Jobbik officials asserted that the party had been cooperating with the State Audit Office investigation (source in Hungarian).
On October 6, the Budapest District 11 and District 22 Public Prosecutor’s Office launched an inquiry to determine if Jobbik had refused to comply with the State Audit Office’s requests for financial documents (source in Hungarian).
On December 6, the State Audit Office charged that Jobbik had accepted 331.7 million forints (1.05 million euros) in illegal non-monetary support from a legal entity during the first half of 2017 (source in Hungarian).
According to law, if Jobbik cannot disprove the State Audit Office’s finding, the party must pay a fine equaling the amount of illegal non-monetary support that the party received. Moreover, the amount of money allocated to Jobbik from the government budget will be reduced by an identical sum (source in Hungarian).
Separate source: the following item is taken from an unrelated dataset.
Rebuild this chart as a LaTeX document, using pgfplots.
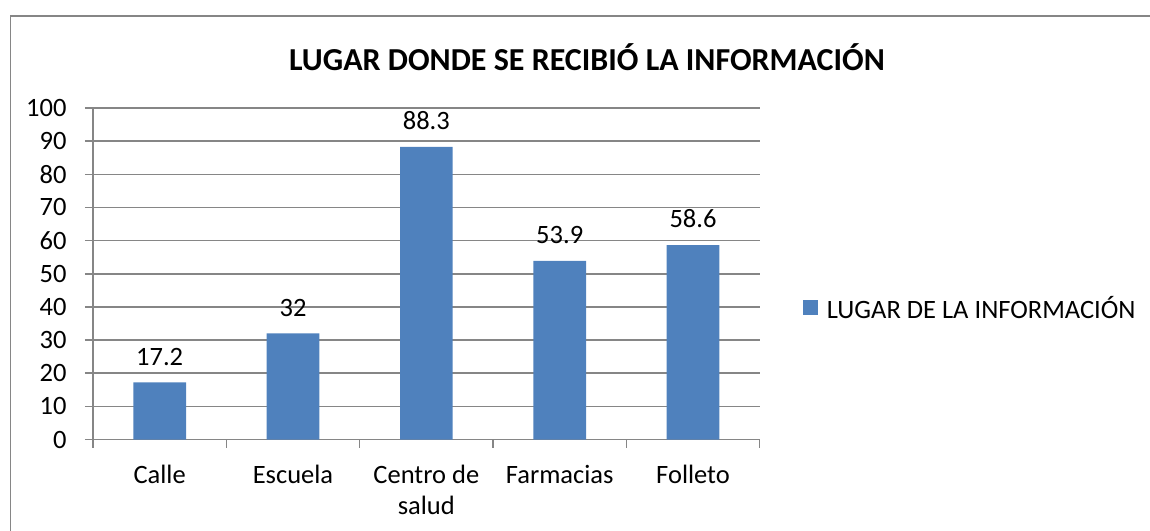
\documentclass[border=0pt]{standalone}
\usepackage{fontspec}
\setmainfont{Carlito}
\usepackage{pgfplots}
\pgfplotsset{compat=1.18}
\definecolor{barblue}{HTML}{4F81BD}
\definecolor{gridgray}{HTML}{868686}
\newcommand\lbl{\fontsize{26.5bp}{31bp}\selectfont}
\begin{document}
\begin{tikzpicture}
\path[use as bounding box] (0,0) rectangle (1150bp,-531bp);
\draw[gridgray, line width=1.5bp] (10.5bp,-540bp) -- (10.5bp,-16bp) -- (1160bp,-16bp);
\node[font=\fontsize{32bp}{38bp}\selectfont\bfseries] at (587bp,-57bp) {LUGAR DONDE SE RECIBIÓ LA INFORMACIÓN};
\begin{axis}[
  at={(93bp,-439.5bp)}, anchor=south west,
  scale only axis, width=666.7bp, height=331.5bp,
  xmin=-0.5, xmax=4.5, ymin=0, ymax=100,
  axis x line=bottom, axis y line=left,
  axis line style={-, gridgray, line width=1.5bp},
  ytick={0,10,...,100},
  ymajorgrids, grid style={gridgray, line width=1.5bp},
  xtick={0,...,4},
  xticklabels={Calle, Escuela, {Centro de\\salud}, Farmacias, Folleto},
  minor xtick={-0.5,0.5,...,4.5},
  tick align=outside,
  major tick length=8bp, minor tick length=8bp,
  major x tick style={draw=none},
  tick style={gridgray, line width=1.5bp},
  /pgf/number format/assume math mode=true,
  tick label style={font=\lbl, text=black},
  xticklabel style={align=center, yshift=-14bp},
  yticklabel style={xshift=-15bp},
  ybar, bar width=52.7bp,
  nodes near coords,
  nodes near coords style={font=\lbl, text=black, inner sep=0pt, yshift=17bp, /pgf/number format/fixed},
  legend style={at={(1.0645,0.397)}, anchor=west, draw=none, font=\lbl, inner sep=0pt,
    /tikz/every odd column/.append style={column sep=7bp}},
  legend image code/.code={\fill[barblue] (0bp,-7.5bp) rectangle (15bp,7.5bp);},
]
\addplot[fill=barblue, draw=none] coordinates {(0,17.2) (1,32) (2,88.3) (3,53.9) (4,58.6)};
\addlegendentry{LUGAR DE LA INFORMACIÓN}
\end{axis}
\end{tikzpicture}
\end{document}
Shortly after ÁSZ announced its finding, Jobbik National Assembly caucus Chairman János Volner stated during a press conference that the prospective 664-million-forint reduction in its budget could prevent the party from participating in the general election expected to be held in Hungary during the spring of 2018 (source in Hungarian).
Fidesz 2010 Campaign Publicity on Mahir Cityposter Advertising Spaces
On June 29, 2017, the opposition news website 24.hu reported, citing documents received from an unnamed source, that Fidesz had purchased outdoor advertising space for the party’s 2010 National Assembly election campaign from Simicska-owned Mahir Cityposter at a cost of just over two percent of the list price for such advertising.
According to 24.hu, Fidesz purchased approximately 4,700 outdoor advertising spaces from Mahir Cityposter in April 2010 at a cost of 23.2 million forints, whereas the list-price cost for this advertising space would have been around one billion forints (source in Hungarian).